— BEGIN Task inputs —

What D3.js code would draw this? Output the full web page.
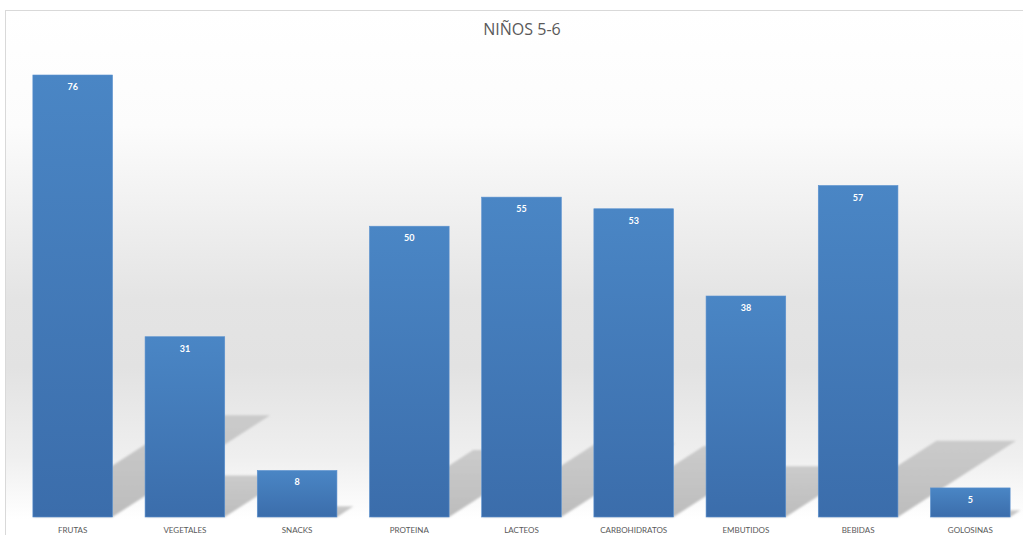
<!DOCTYPE html>
<html>
<head>
<meta charset="utf-8">
<script src="https://cdn.jsdelivr.net/npm/d3@7"></script>
<style>
  body { margin: 0; background: #fff; }
  svg { display: block; }
  .cat { font-family: Lato, "Open Sans", sans-serif; font-size: 8px; fill: #595959; }
  .val { font-family: Lato, "Open Sans", sans-serif; font-size: 9px; font-weight: bold; fill: #fff; }
  .title { font-family: "Open Sans", Lato, sans-serif; font-size: 16px; fill: #595959; }
</style>
</head>
<body>
<svg id="chart"></svg>
<script>
// data
const categories = ["FRUTAS", "VEGETALES", "SNACKS", "PROTEINA", "LACTEOS", "CARBOHIDRATOS", "EMBUTIDOS", "BEBIDAS", "GOLOSINAS"];
const values = [76, 31, 8, 50, 55, 53, 38, 57, 5];
const title = "NIÑOS 5-6";

const W = 1023, H = 535;
const baseY = 517, topY = 75;

const svg = d3.select("#chart").attr("width", W).attr("height", H);
const defs = svg.append("defs");

// background gradient (white -> grey band -> white)
const bg = defs.append("linearGradient").attr("id", "bg")
  .attr("gradientUnits", "userSpaceOnUse")
  .attr("x1", 0).attr("y1", 10).attr("x2", 0).attr("y2", 535);
[[0, "#ffffff"], [0.22, "#fcfcfc"], [0.55, "#e4e4e4"], [0.68, "#e2e2e2"], [0.85, "#efefef"], [0.97, "#ffffff"]]
  .forEach(s => bg.append("stop").attr("offset", s[0]).attr("stop-color", s[1]));

// bar gradient
const bg2 = defs.append("linearGradient").attr("id", "barGrad")
  .attr("x1", 0).attr("y1", 0).attr("x2", 0).attr("y2", 1);
bg2.append("stop").attr("offset", 0).attr("stop-color", "#4a86c5");
bg2.append("stop").attr("offset", 1).attr("stop-color", "#3b6dab");

// shadow gradient + blur
const sg = defs.append("linearGradient").attr("id", "shadowGrad")
  .attr("x1", 0).attr("y1", 1).attr("x2", 0).attr("y2", 0);
sg.append("stop").attr("offset", 0).attr("stop-color", "#bdbdbd");
sg.append("stop").attr("offset", 1).attr("stop-color", "#cbcbcb");
defs.append("filter").attr("id", "blur")
  .attr("x", "-20%").attr("y", "-20%").attr("width", "140%").attr("height", "140%")
  .append("feGaussianBlur").attr("stdDeviation", 1.2);

// chart frame + background
svg.append("rect")
  .attr("x", 5.5).attr("y", 10.5).attr("width", W).attr("height", H)
  .attr("fill", "url(#bg)")
  .attr("stroke", "#d9d9d9");

const x = d3.scaleBand()
  .domain(categories)
  .range([16.6, 1026.4])
  .paddingInner(0.29)
  .paddingOuter(0.145);

const y = d3.scaleLinear()
  .domain([0, 76])
  .range([baseY, topY]);

// perspective shadows
const shY = 0.23, shX = 1.55;
svg.append("g").attr("filter", "url(#blur)")
  .selectAll("polygon")
  .data(values)
  .join("polygon")
  .attr("fill", "url(#shadowGrad)")
  .attr("points", (d, i) => {
    const x0 = x(categories[i]), x1 = x0 + x.bandwidth();
    const sy = (baseY - y(d)) * shY, sx = sy * shX;
    return [[x0, baseY], [x1, baseY], [x1 + sx, baseY - sy], [x0 + sx, baseY - sy]].join(" ");
  });

// bars
svg.append("g")
  .selectAll("rect")
  .data(values)
  .join("rect")
  .attr("x", (d, i) => x(categories[i]))
  .attr("y", d => y(d))
  .attr("width", x.bandwidth())
  .attr("height", d => baseY - y(d))
  .attr("fill", "url(#barGrad)")
  .attr("stroke", "#5a91cf")
  .attr("stroke-width", 0.6);

// value labels
svg.append("g")
  .selectAll("text")
  .data(values)
  .join("text")
  .attr("class", "val")
  .attr("x", (d, i) => x(categories[i]) + x.bandwidth() / 2)
  .attr("y", d => y(d) + 15)
  .attr("text-anchor", "middle")
  .text(d => d);

// category labels
svg.append("g")
  .selectAll("text")
  .data(categories)
  .join("text")
  .attr("class", "cat")
  .attr("x", d => x(d) + x.bandwidth() / 2)
  .attr("y", 533)
  .attr("text-anchor", "middle")
  .text(d => d);

// title
svg.append("text")
  .attr("class", "title")
  .attr("x", 522)
  .attr("y", 35)
  .attr("text-anchor", "middle")
  .text(title);
</script>
</body>
</html>
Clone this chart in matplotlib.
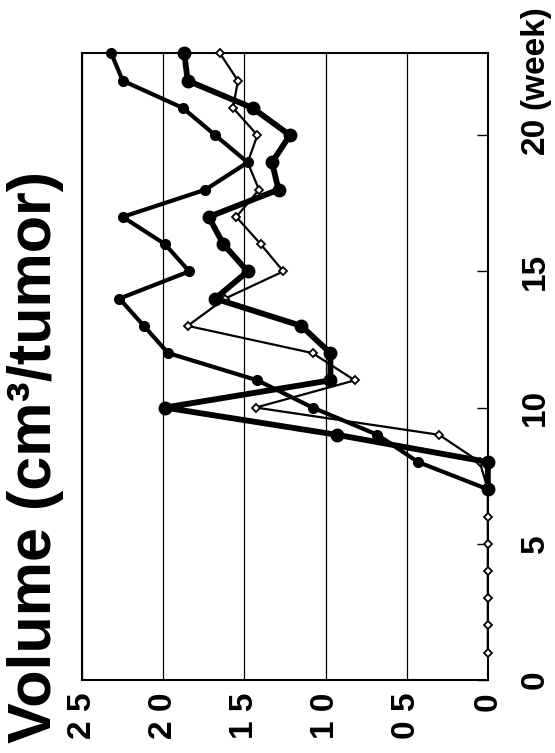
import matplotlib.pyplot as plt

plt.rcParams['font.family'] = ['Liberation Sans', 'DejaVu Sans']

# tumour volume (cm3/tumor) by week, three groups
weeks_a = [7, 8, 9, 10, 11, 12, 13, 14, 15, 16, 17, 18, 19, 20, 21, 22, 23]
vol_a = [0, 0.43, 0.68, 1.08, 1.42, 1.97, 2.12, 2.27, 1.84, 1.99, 2.25, 1.74,
         1.48, 1.68, 1.88, 2.25, 2.32]

weeks_b = [7, 8, 9, 10, 11, 12, 13, 14, 15, 16, 17, 18, 19, 20, 21, 22, 23]
vol_b = [0, 0, 0.93, 1.99, 0.97, 0.97, 1.15, 1.68, 1.48, 1.63, 1.72, 1.29,
         1.33, 1.22, 1.45, 1.85, 1.87]

weeks_c = list(range(1, 24))
vol_c = [0, 0, 0, 0, 0, 0, 0, 0.05, 0.30, 1.43, 0.82, 1.08, 1.85, 1.62, 1.26,
         1.40, 1.55, 1.41, 1.48, 1.42, 1.57, 1.54, 1.65]

vol_ticks = [0, 0.5, 1.0, 1.5, 2.0, 2.5]
vol_tick_labels = ['0', '0 5', '1 0', '1 5', '2 0', '2 5']
week_ticks = [0, 5, 10, 15, 20]
week_tick_labels = ['0', '5', '10', '15', '20']

fig = plt.figure(figsize=(5.55, 7.53), dpi=100)
ax = fig.add_axes([0.148, 0.097, 0.731, 0.832])

# volume runs right to left, weeks bottom to top
ax.plot(vol_c, weeks_c, color='black', lw=1.6, marker='D', ms=4.5,
        mfc='white', mec='black', mew=1.3, clip_on=False, zorder=3)
ax.plot(vol_a, weeks_a, color='black', lw=3.0, marker='o', ms=7,
        clip_on=False, zorder=4)
ax.plot(vol_b, weeks_b, color='black', lw=4.2, marker='o', ms=9,
        clip_on=False, zorder=5)

ax.set_xlim(2.5, 0)
ax.set_ylim(0, 23)

ax.set_xticks(vol_ticks)
ax.set_xticklabels(vol_tick_labels, fontsize=24, fontweight='bold')
ax.tick_params(axis='x', length=0, pad=9, labelrotation=90)

ax.yaxis.tick_right()
ax.set_yticks(week_ticks)
ax.set_yticklabels(week_tick_labels, fontsize=24, fontweight='bold')
ax.tick_params(axis='y', direction='in', length=8, width=1.0, pad=23,
               labelrotation=90)
for lab in ax.get_yticklabels():
    lab.set_va('center')

ax.annotate('(week)', xy=(1, 20), xycoords=ax.get_yaxis_transform(),
            xytext=(23, 19), textcoords='offset points', rotation=90,
            ha='left', va='bottom', fontsize=24, fontweight='bold')

ax.grid(axis='x', color='black', lw=0.9)
ax.set_axisbelow(True)
for sp in ax.spines.values():
    sp.set_linewidth(1.5)

fig.text(36 / 555, 10 / 753, 'Volume (cm³/tumor)', rotation=90,
         ha='center', va='bottom', fontsize=44, fontweight='bold')

fig.savefig('out.png', dpi=100)
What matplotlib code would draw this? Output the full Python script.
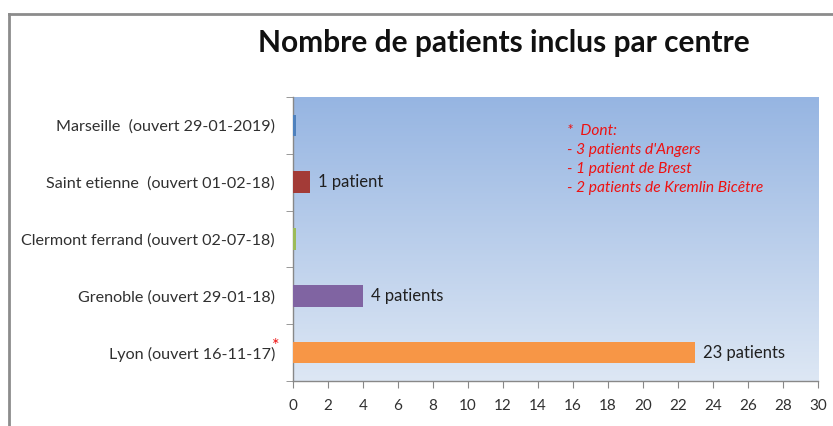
import numpy as np
import matplotlib
matplotlib.use("Agg")
import matplotlib.pyplot as plt
from matplotlib.lines import Line2D

# --- données ---
centres = ["Marseille  (ouvert 29-01-2019)",
           "Saint etienne  (ouvert 01-02-18)",
           "Clermont ferrand (ouvert 02-07-18)",
           "Grenoble (ouvert 29-01-18)",
           "Lyon (ouvert 16-11-17)"]
patients = [0, 1, 0, 4, 23]
etiquettes = ["", "1 patient", "", "4 patients", "23 patients"]
couleurs = ["#4f81bd", "#a33b37", "#9bbb59", "#8064a2", "#f79646"]
note = "*  Dont:\n- 3 patients d'Angers\n- 1 patient de Brest\n- 2 patients de Kremlin Bicêtre"

plt.rcParams['font.family'] = ['Lato', 'DejaVu Sans']

fig = plt.figure(figsize=(8.33, 4.26), dpi=100)
ax = fig.add_axes([0.3517, 0.1056, 0.982 - 0.3517, 0.7723 - 0.1056])

# fond en dégradé (style Excel)
top = np.array([150, 181, 226]) / 255
bot = np.array([221, 231, 244]) / 255
t = np.linspace(0, 1, 256)[:, None]
grad = top * (1 - t) + bot * t
ax.imshow(grad[:, None, :], extent=[0, 1, 0, 1], transform=ax.transAxes,
          aspect='auto', zorder=0)

# Excel montre un trait fin pour les barres à zéro
largeurs = np.maximum(patients, 0.17)
ypos = np.arange(len(centres))[::-1]
ax.barh(ypos, largeurs, height=0.38, color=couleurs, zorder=3)
for y, v, lab in zip(ypos, patients, etiquettes):
    if lab:
        ax.text(v + 0.45, y, lab, va='center', ha='left', fontsize=12,
                color='#202020', zorder=3)

ax.set_xlim(0, 30)
ax.set_ylim(-0.5, len(centres) - 0.5)
ax.set_xticks(np.arange(0, 31, 2))
ax.set_yticks(ypos)
ax.set_yticklabels(centres)
ax.set_yticks(np.arange(-0.5, len(centres), 1), minor=True)
ax.tick_params(axis='y', which='major', length=0, pad=13, labelsize=11.6,
               labelcolor='#303030')
ax.tick_params(axis='y', which='minor', length=5, color='#888888', direction='out')
ax.tick_params(axis='x', length=5, color='#888888', direction='out',
               labelsize=11, labelcolor='#303030', pad=8)
for s in ['top', 'right']:
    ax.spines[s].set_visible(False)
for s in ['left', 'bottom']:
    ax.spines[s].set_color('#888888')
    ax.spines[s].set_linewidth(1)

ax.text(15.66, 4.03, note, ha='left', va='top', color='#ee1111',
        fontsize=11.2, style='italic', linespacing=1.45, zorder=3)
ax.text(-1.0, 0.12, '*', ha='center', va='center', color='#ee1111',
        fontsize=13, clip_on=False)

fig.text(0.605, 0.899, "Nombre de patients inclus par centre", ha='center',
         va='center', fontsize=21.5, fontweight='bold', color='#111111')

# cadre du graphique
fig.add_artist(Line2D([0.0108, 1.0], [0.967, 0.967], transform=fig.transFigure,
                      color='#8c8c8c', linewidth=2))
fig.add_artist(Line2D([0.0108, 0.0108], [0.0, 0.967], transform=fig.transFigure,
                      color='#8c8c8c', linewidth=2))

fig.savefig("out.png", dpi=100)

— END Task inputs —

### Task description
All lines in the data that contain the word "this" should be copied.

### Task output
What D3.js code would draw this? Output the full web page.
Clone this chart in matplotlib.
What matplotlib code would draw this? Output the full Python script.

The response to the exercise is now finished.